Monday, June 30, 2008

I try to figure out Republicans and lose my grip on reality

I keep hearing this weird rumor that Republicans are fond of small government and, following that belief, are of the opinion that strong-arm federal officials have no place dictating how we manage our personal affairs.

Like whispers in the wind, I hear this small-government schtick whenever God-fearing GOP soldiers lambaste national health care ("Why, you don't want the nasty government making your medical decisions!") or decry the so-called liberal elitists who are apparently using their superior intellectual prowess to control the masses. The same intellectual prowess, I might add, that was gleaned from the halls of the same Ivy league institutions that many Republican politicians once walked. But, as we all know, attending Harvard is only a sign of elitism if you're a Democrat.

Anyway, then I read the news, and I see stories about "small-government" Republicans who support warrantless spying on Americans, or a Republican attorney general in Alabama who wants to enforce a law criminalizing the use of sex toys among private citizens. I read this shit, and I get confused. Eavesdropping on my phone calls? Banning sexual devices? Why, that sounds like something an intrusive, big government would do!

The latter example of Troy King, the Alabama AG, is just a highlight of Republican insanity infecting our nation's proud tradition of doing whatever the fuck we want in our own bedrooms. King, who may or may not have a penis, is pushing the Alabama Legislature to toughen up an earlier law it passed banning vibrators and other such "obscene" devices. This news immediately led me to the obvious conclusion: Perhaps Republicanism is just the inherent result of extreme sexual frustration.

King's courageous crusade against the insidious orgasm should be an inspiration to us all. I can't help but wonder whether King's first wife died in a bizarre dildo tragedy, sparking his lifelong mission to rid the Earth of sex toys. An image popped into my head of King as a young man, standing in a blood-soaked room, holding up a vibrator and tearfully vowing to his dead wife's soul: "Never again!" Then I gouged out my frontal lobes in a moment of awful soul-wrenching terror.

Not to be deterred by the sudden and debilitating lobotomy that resulted in the knowledge that this man is trying to criminalize sexuality, I was able to scan the GOP's official party platform before slipping into sweet unconsciousness.
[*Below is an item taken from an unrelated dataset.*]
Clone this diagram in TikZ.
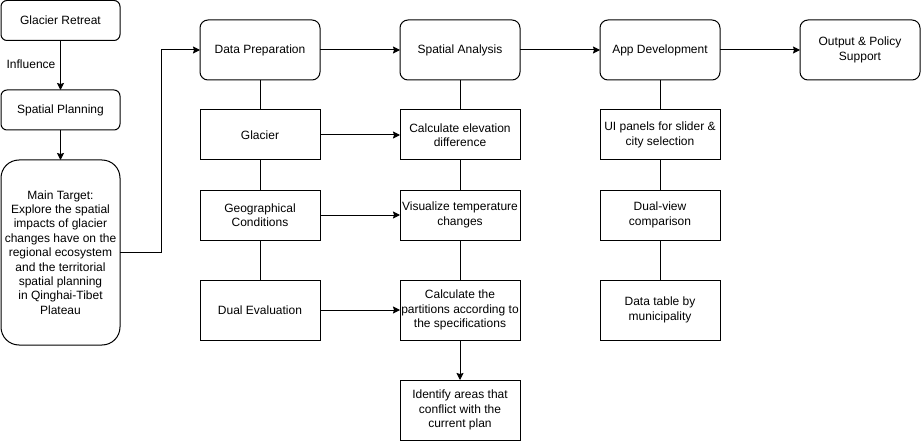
\documentclass[tikz,border=0pt]{standalone}
\usepackage{fontspec}
\setmainfont{Liberation Sans}
\usetikzlibrary{arrows.meta}
\begin{document}
\begin{tikzpicture}[x=1pt,y=-1pt,
  every node/.style={font=\fontsize{12}{14.4}\selectfont, align=center, inner sep=0pt, outer sep=0pt},
  box/.style={draw, line width=1pt, minimum width=120pt, minimum height=50pt},
  rbox/.style={box, rounded corners=8pt, minimum height=60pt},
  sbox/.style={box, rounded corners=6pt, minimum width=119pt, minimum height=40pt},
  tbox/.style={box, minimum height=60pt},
  conn/.style={line width=1pt},
  arr/.style={line width=1pt, -{Stealth[length=7pt,width=7pt,inset=1pt]}}]
\useasboundingbox (0,0) rectangle (921,441);
% left column
\node[sbox] (gr) at (60.5,20.5) {Glacier Retreat};
\node[sbox] (sp) at (60.5,110) {Spatial Planning};
\node[box, rounded corners=18pt, minimum width=119pt, minimum height=185pt] (mt) at (60.5,252.5) {Main Target:\\Explore the spatial\\impacts of glacier\\changes have on the\\regional ecosystem\\and the territorial\\spatial planning\\in Qinghai-Tibet\\Plateau};
\node (infl) at (31,64) {Influence};
\draw[arr] (gr) -- (sp);
\draw[arr] (sp) -- (mt);
% column 2
\node[rbox] (dp) at (260,50) {Data Preparation};
\node[box] (gl) at (260,135) {Glacier};
\node[box] (geo) at (260,215) {Geographical\\Conditions};
\node[tbox] (de) at (260,310) {Dual Evaluation};
\draw[conn] (dp) -- (gl);
\draw[conn] (gl) -- (geo);
\draw[conn] (geo) -- (de);
\draw[arr] (mt.east) -- (161,252.5) |- (dp.west);
% column 3
\node[rbox] (sa) at (460,50) {Spatial Analysis};
\node[box] (ce) at (460,135) {Calculate elevation\\difference};
\node[box] (vt) at (460,215) {Visualize temperature\\changes};
\node[tbox] (cp) at (460,310) {Calculate the\\partitions according to\\the specifications};
\node[tbox] (ia) at (460,410) {Identify areas that\\conflict with the\\current plan};
\draw[conn] (sa) -- (ce);
\draw[conn] (ce) -- (vt);
\draw[conn] (vt) -- (cp);
\draw[arr] (cp) -- (ia);
\draw[arr] (dp) -- (sa);
\draw[arr] (gl) -- (ce);
\draw[arr] (geo) -- (vt);
\draw[arr] (de) -- (cp);
% column 4
\node[rbox] (ad) at (660,50) {App Development};
\node[box] (ui) at (660,135) {UI panels for slider \&\\city selection};
\node[box] (dv) at (660,215) {Dual-view\\comparison};
\node[tbox] (dt) at (660,310) {Data table by\\municipality};
\draw[conn] (ad) -- (ui);
\draw[conn] (ui) -- (dv);
\draw[conn] (dv) -- (dt);
\draw[arr] (sa) -- (ad);
% column 5
\node[rbox] (op) at (860,50) {Output \& Policy\\Support};
\draw[arr] (ad) -- (op);
\end{tikzpicture}
\end{document}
I kept looking for the part where the GOP overlords explain how vibrators are tantamount to terrorist activity, or how the party is in lockstep behind their elected leaders banning the sale of fake vaginas. Alas, nothing.

I should point out, however, that I did read a whole lot about the importance of upholding marriage as a sacred right between a man and a woman, but nothing about whether said man and woman should be allowed to use a vibrating piece of plastic in their own bedrooms. So, for those of you keeping score, just remember: Heterosexual marriage: good; Sexual freedom: bad.

Jesus, no wonder these people are so pissed off.